Mapping the SOLiD sequencing data
SOLiD sequencing reads (50 bp) were aligned to the human genome (hg18/NCBI36) using the CLCbio Genomics Workbench (v 3.0) [19] with a custom RainDance Workflow plug-in, and in-house Perl scripts. Before assembly, the reference genome was annotated with the 384 amplicon targets, consisting of 382 discontiguous regions, using a gff file (Additional file 1: Table S2). Primer locations of non-overlapping amplicon targets were omitted from analysis as SNP detection is not possible under the primer as the PCR will generate amplicon product for these regions from the primer and not the gDNA. Default settings for reference assembly (Additional file 3: Table S3) were used. Non-unique reads were mapped randomly to possible placements. All aligned sequence reads were exported in SAM [20] format.

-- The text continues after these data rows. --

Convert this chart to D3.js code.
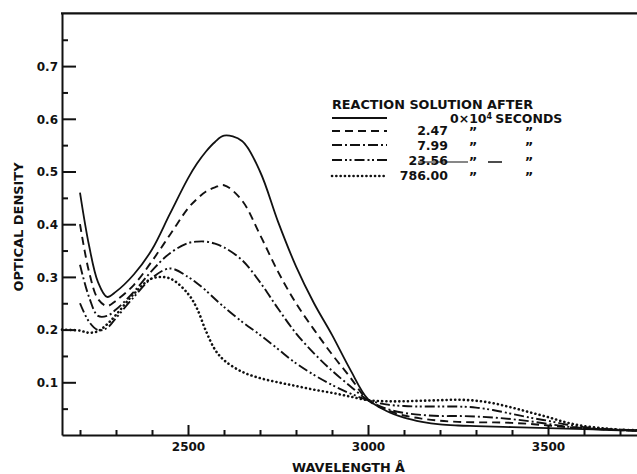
<!DOCTYPE html>
<html><head><meta charset="utf-8">
<script src="https://cdn.jsdelivr.net/npm/d3@7"></script>
<style>
body{margin:0;background:#fff;}
svg{display:block;}
text{font-family:"DejaVu Sans",sans-serif;font-weight:bold;fill:#111;}
</style></head>
<body><svg id="c" width="637" height="474"></svg>
<script>
// ---- data ----
const wl = [2200,2225,2250,2275,2300,2350,2400,2450,2500,2525,2550,2575,2600,2650,2700,2750,2800,2850,2900,2950,3000,3050,3100,3150,3200,3250,3300,3350,3400,3450,3500,3550,3600,3650,3700,3750];
const s0 = [.46,.36,.29,.262,.272,.305,.352,.42,.487,.515,.538,.556,.568,.558,.50,.405,.32,.25,.19,.125,.068,.046,.033,.025,.02,.018,.017,.016,.015,.014,.013,.012,.011,.01,.009,.008];
const s247 = [.40,.31,.258,.245,.255,.285,.33,.38,.43,.448,.462,.47,.474,.445,.38,.31,.25,.20,.153,.11,.066,.048,.037,.031,.027,.025,.024,.024,.023,.021,.018,.015,.013,.011,.01,.009];
const s799 = [.323,.262,.226,.226,.238,.272,.312,.345,.364,.367,.367,.363,.356,.332,.29,.24,.193,.155,.122,.093,.066,.05,.042,.038,.036,.036,.035,.033,.03,.026,.021,.016,.013,.011,.009,.008];
const s2356 = [.25,.215,.199,.203,.222,.262,.298,.316,.3,.288,.274,.258,.243,.215,.19,.163,.136,.114,.095,.079,.066,.058,.055,.054,.054,.054,.052,.047,.04,.033,.027,.02,.015,.012,.01,.009];
const s786 = [.198,.194,.197,.21,.228,.268,.297,.297,.268,.24,.197,.162,.142,.12,.108,.10,.093,.086,.08,.073,.066,.064,.064,.065,.066,.067,.065,.06,.052,.043,.034,.024,.017,.013,.01,.009];
const s786Start = [2150, 0.20];
const legendTimes = ["0", "2.47", "7.99", "23.56", "786.00"];
const yTicks = [0.1,0.2,0.3,0.4,0.5,0.6,0.7];
const yMinor = [0.05,0.15,0.25,0.35,0.45,0.55,0.65,0.75];
const xTicks = [2500,3000,3500];
const xMinor = [2200,2300,2400,2600,2700,2800,2900,3100,3200,3300,3400,3600,3700];

// ---- layout ----
const svg = d3.select("#c");
const L = 62, R = 638, T = 13.4, B = 435;
const x = d3.scaleLinear().domain([2150, 3750]).range([L, R]);
const y = d3.scaleLinear().domain([0, 0.8]).range([B, T]);

// axes
const gy = svg.append("g").attr("transform", `translate(${L},0)`);
gy.call(d3.axisLeft(y).tickValues(yTicks).tickSizeInner(-14).tickSizeOuter(0).tickPadding(4).tickFormat(d3.format(".1f")));
const gym = svg.append("g").attr("transform", `translate(${L},0)`);
gym.call(d3.axisLeft(y).tickValues(yMinor).tickSizeInner(-6).tickSizeOuter(0).tickFormat(""));
gym.select(".domain").remove();
const gx = svg.append("g").attr("transform", `translate(0,${B})`);
gx.call(d3.axisBottom(x).tickValues(xTicks).tickSizeInner(-10).tickSizeOuter(0).tickPadding(7).tickFormat(d3.format("d")));
const gxm = svg.append("g").attr("transform", `translate(0,${B})`);
gxm.call(d3.axisBottom(x).tickValues(xMinor).tickSizeInner(-5).tickSizeOuter(0).tickFormat(""));
gxm.select(".domain").remove();
svg.selectAll(".domain").attr("stroke", "#111").attr("stroke-width", 2);
svg.selectAll(".tick line").attr("stroke", "#111").attr("stroke-width", 2);
svg.selectAll(".tick text").attr("font-size", 12).attr("font-family", "DejaVu Sans").attr("font-weight", "bold").attr("fill", "#111");
gy.selectAll(".tick text").attr("dy", "0.36em");

// top border
svg.append("line").attr("x1", L - 1).attr("x2", R).attr("y1", y(0.8)).attr("y2", y(0.8))
  .attr("stroke", "#111").attr("stroke-width", 2.2);

// axis titles
svg.append("text").attr("transform", "translate(23,227) rotate(-90)").attr("text-anchor", "middle")
  .attr("font-size", 13).attr("textLength", 129).attr("lengthAdjust", "spacingAndGlyphs").text("OPTICAL DENSITY");
svg.append("text").attr("x", 292).attr("y", 471.5).attr("font-size", 13)
  .attr("textLength", 113).attr("lengthAdjust", "spacingAndGlyphs").text("WAVELENGTH Å");

// curves
const styles = [
  {dash: null, w: 1.8, cap: "butt"},
  {dash: "8,5", w: 1.9, cap: "butt"},
  {dash: "10,3,2,3", w: 1.9, cap: "butt"},
  {dash: "10,3,2,2.5,2,3", w: 1.9, cap: "butt"},
  {dash: "0.1,4.2", w: 2.6, cap: "round"}
];
const series = [s0, s247, s799, s2356, s786];
const line = d3.line().x(d => x(d[0])).y(d => y(d[1])).curve(d3.curveCatmullRom.alpha(0.5));
series.forEach((s, i) => {
  let pts = wl.map((w, j) => [w, s[j]]);
  if (i === 4) pts = [s786Start].concat(pts);
  svg.append("path").attr("d", line(pts)).attr("fill", "none").attr("stroke", "#111")
    .attr("stroke-width", styles[i].w).attr("stroke-dasharray", styles[i].dash)
    .attr("stroke-linecap", styles[i].cap);
});

// legend
svg.append("text").attr("x", 332).attr("y", 108.5).attr("font-size", 13)
  .attr("textLength", 201).attr("lengthAdjust", "spacingAndGlyphs").text("REACTION SOLUTION AFTER");
const rowLine = [118, 131, 145, 160, 176];
const rowBase = [122.5, 135, 150, 164.5, 179.5];
legendTimes.forEach((t, i) => {
  svg.append("line").attr("x1", 332).attr("x2", 387).attr("y1", rowLine[i]).attr("y2", rowLine[i])
    .attr("stroke", "#111").attr("stroke-width", styles[i].w).attr("stroke-dasharray", styles[i].dash)
    .attr("stroke-linecap", styles[i].cap);
  if (i === 0) {
    const t0 = svg.append("text").attr("x", 450).attr("y", rowBase[i]).attr("font-size", 12.5);
    t0.append("tspan").text("0×10");
    t0.append("tspan").attr("dy", -4).attr("font-size", 8).text("4");
    t0.append("tspan").attr("dy", 4).attr("dx", 3).text("SECONDS");
  } else {
    svg.append("text").attr("x", 448).attr("y", rowBase[i]).attr("text-anchor", "end").attr("font-size", 12.5).text(t);
    svg.append("text").attr("x", 473).attr("y", rowBase[i] + 1).attr("text-anchor", "middle").attr("font-size", 13).text("”");
    svg.append("text").attr("x", 529).attr("y", rowBase[i] + 1).attr("text-anchor", "middle").attr("font-size", 13).text("”");
  }
});
// stray strike marks on the 23.56 row
svg.append("line").attr("x1", 418).attr("x2", 468).attr("y1", 162).attr("y2", 162).attr("stroke", "#111").attr("stroke-width", 1.2);
svg.append("line").attr("x1", 488).attr("x2", 502).attr("y1", 162).attr("y2", 162).attr("stroke", "#111").attr("stroke-width", 1.5);
</script></body></html>
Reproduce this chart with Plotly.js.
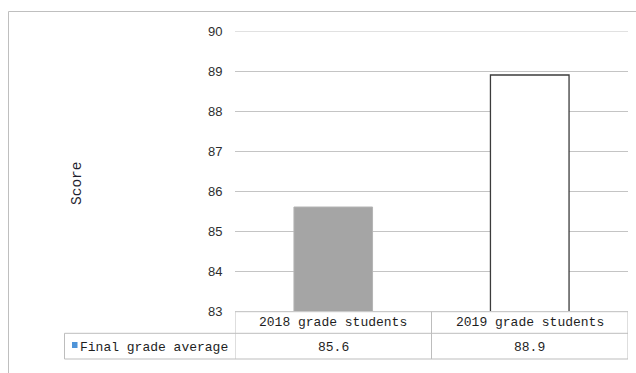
<!DOCTYPE html>
<html>
<head>
<meta charset="utf-8">
<script src="https://cdn.plot.ly/plotly-3.0.1.min.js"></script>
<style>
  html, body { margin: 0; padding: 0; background: #fff; }
  #chart { width: 636px; height: 373px; }
</style>
</head>
<body>
<div id="chart"></div>
<script>
// Chart data
const categories = ['2018 grade students', '2019 grade students'];
const averages = [85.6, 88.9];
const seriesName = 'Final grade average';
const yTicks = [83, 84, 85, 86, 87, 88, 89, 90];
const axisTitle = 'Score';

// Styling
const barFills = ['#a5a5a5', '#ffffff'];
const barEdges = ['#b4b4b4', '#3c3c3c'];
const gridColor = '#c4c4c4';
const tableLine = '#bdbdbd';
const monoFont = '"Liberation Mono", "DejaVu Sans Mono", monospace';

// Plot area geometry (px) used to convert table positions to paper units
const W = 636, H = 373;
const M = { l: 235, r: 8, t: 31, b: 62 };
const PW = W - M.l - M.r, PH = H - M.t - M.b;
const px = x => (x - M.l) / PW;
const py = y => (H - M.b - y) / PH;

const trace = {
  type: 'bar',
  x: categories.map((_, i) => i),
  y: averages,
  name: seriesName,
  marker: {
    color: barFills,
    line: { color: barEdges, width: [1, 1.3] }
  },
  hoverinfo: 'skip'
};

const shapes = [];
const annotations = [];
const line = (x0, y0, x1, y1, xref, yref, color) => shapes.push({
  type: 'line', xref: xref || 'paper', yref: yref || 'paper', layer: 'below',
  x0, y0, x1, y1, line: { color: color || tableLine, width: 1 }
});

// Top gridline sits on the range edge, so it is drawn explicitly
const yTop = yTicks[yTicks.length - 1];
line(0, yTop, 1, yTop, 'paper', 'y', gridColor);

// Data table under the plot
const yHead = py(311.7), yMid = py(333.3), yBot = py(359);
const xLeft = px(64.5);
const lastEdge = categories.length - 0.5;

line(-0.5, yHead, lastEdge, yHead, 'x');
line(xLeft, yMid, 1, yMid);
line(xLeft, yBot, 1, yBot);
line(xLeft, yMid, xLeft, yBot);
categories.forEach((_, i) => line(i - 0.5, yHead, i - 0.5, yBot, 'x'));
line(lastEdge, yHead, lastEdge, yBot, 'x');

// Legend key in the table's first column
shapes.push({
  type: 'rect', xref: 'paper', yref: 'paper',
  x0: px(72), x1: px(77.5), y0: py(342), y1: py(348),
  fillcolor: '#4f94d8', line: { width: 0 }
});
annotations.push({
  xref: 'paper', yref: 'paper', x: px(78), y: py(347.5),
  xanchor: 'left', yanchor: 'middle', showarrow: false,
  text: seriesName, font: { family: monoFont, size: 13, color: '#1e1e1e' }
});

categories.forEach((c, i) => {
  annotations.push({
    xref: 'x', yref: 'paper', x: i, y: py(322.8),
    xanchor: 'center', yanchor: 'middle', showarrow: false,
    text: c, font: { family: monoFont, size: 13, color: '#1e1e1e' }
  });
  annotations.push({
    xref: 'x', yref: 'paper', x: i, y: py(347.5),
    xanchor: 'center', yanchor: 'middle', showarrow: false,
    text: String(averages[i]), font: { family: monoFont, size: 13, color: '#1e1e1e' }
  });
});

// Y axis title
annotations.push({
  xref: 'paper', yref: 'paper', x: px(77), y: py(183),
  xanchor: 'center', yanchor: 'middle', textangle: -90, showarrow: false,
  text: axisTitle, font: { family: monoFont, size: 14.5, color: '#1e1e2e' }
});

// Outer chart frame
shapes.push({
  type: 'rect', xref: 'paper', yref: 'paper', layer: 'below',
  x0: px(8.5), x1: px(640), y0: py(380), y1: py(11.5),
  line: { color: '#bfbfbf', width: 1 }, fillcolor: 'rgba(0,0,0,0)'
});

const layout = {
  width: W, height: H,
  margin: M,
  paper_bgcolor: '#ffffff',
  plot_bgcolor: 'rgba(0,0,0,0)',
  showlegend: false,
  bargap: 0.6,
  xaxis: {
    range: [-0.5, lastEdge],
    showticklabels: false, showgrid: false, zeroline: false,
    showline: false, ticks: '', fixedrange: true
  },
  yaxis: {
    range: [yTicks[0], yTop],
    tickvals: yTicks,
    ticktext: yTicks.map(String),
    showgrid: true, gridcolor: gridColor, gridwidth: 1,
    zeroline: false, showline: false,
    ticks: 'outside', ticklen: 9, tickcolor: 'rgba(0,0,0,0)',
    tickfont: { family: '"Liberation Sans", Arial, sans-serif', size: 13, color: '#2e2e2e' },
    fixedrange: true
  },
  shapes, annotations
};

Plotly.newPlot('chart', [trace], layout, { displayModeBar: false, staticPlot: true });
</script>
</body>
</html>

Sequence variant identification
Single nucleotide sequence variants were identified using the CLC bio Genomics Workbench (v 3.0), using default settings with the following exceptions: minimum allele frequency was set to 10%, minimum coverage was set to 5, maximum coverage was set to 15,000. Only SNPs that were located in amplicon target regions, excluding primer locations, were analyzed. Nucleotide coverage of known SNP positions in the target regions were extracted using a Perl wrapper in combination with Samtools 0.1.7 [20]. Samtools pileup files were combined with a Perl script. Nucleotide sequence data reported are available in the GenBank databases (the Sequence Read Archive (SRA)) under the study accession number ERP000999 [21]).
Data analysis
SNP concordance was determined by comparing HapMap genotype data (HapMap Public Release #27, merged II + III) to SNPs found using the CLC bio Genomics Workbench. Caucasian (CEU) HapMap SNPs from NA12003, NA12004, NA10838, NA11829, NA11830, and NA10856 were downloaded from [22]. SNPs detected from the SOLiD sequencing data were also compared to SNPs from dbSNP, Build 130. A Perl script was written to extract all known SNPs from the six HapMap samples.
SNPs were considered heterozygous if non-reference allele frequency was 10-90%. SNPs were considered homozygous if non-reference allele frequency was equal to or greater than 90%. For a SNP to be considered detected, the SNP had to have at least five reads per allele. Therefore a heterozygous SNP had to have at least 10 counts per position to be considered “detected”. Only detected SNPs were used for concordance calculations.